99 times out of 100 you will have nothing but pleasure with NSubstitute, but like all things it’s not perfect. When I first started using NSubstitute I didn’t realise how it was implemented and just assumed it used some sort of crazy voodoo magic. More recently, I’ve actually contributed to NSubstitute to fix a bug I was experiencing. After doing so, I understand a lot more now how it actually works. It turns out it’s not magic, but it is very clever.
One of the things that can trip you up about the way it’s implemented is due to the fact that .Returns and Arg.Any/Is are based on a static stack and thus sometimes if you do things like set up a received check or return value for a non-virtual method or set up a return value using the result of a substituted call then what the code looks like it should do doesn’t actually happen.
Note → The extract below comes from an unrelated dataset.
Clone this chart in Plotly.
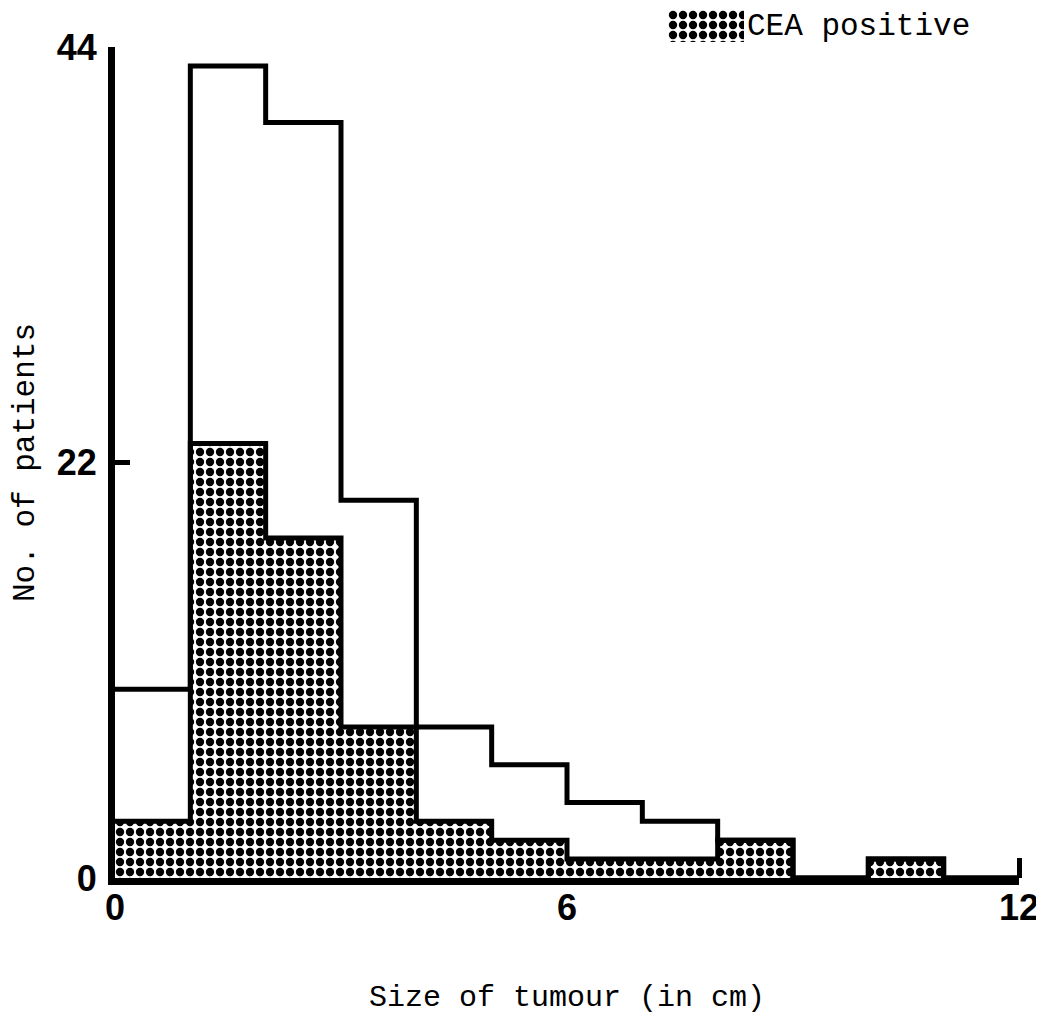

When this does happen, if you don’t understand the implementation of what’s going on then this can be incredibly difficult to diagnose and you will generally spend a few confused hours.
This recently happened for some of the devs on my team and I wanted to try and explain to them what was happening so I came up with a gist that shows some examples for .Returns of the effect the static stack implementation has. I haven’t done any for Arg.Is/Any at this stage.
If you come across problems with NSubstitute or you need to explain to other people this behaviour feel free to use my gist. It uses NUnit and all of the tests in the gist passed when I ran it (against NSubstitute 1.4.3).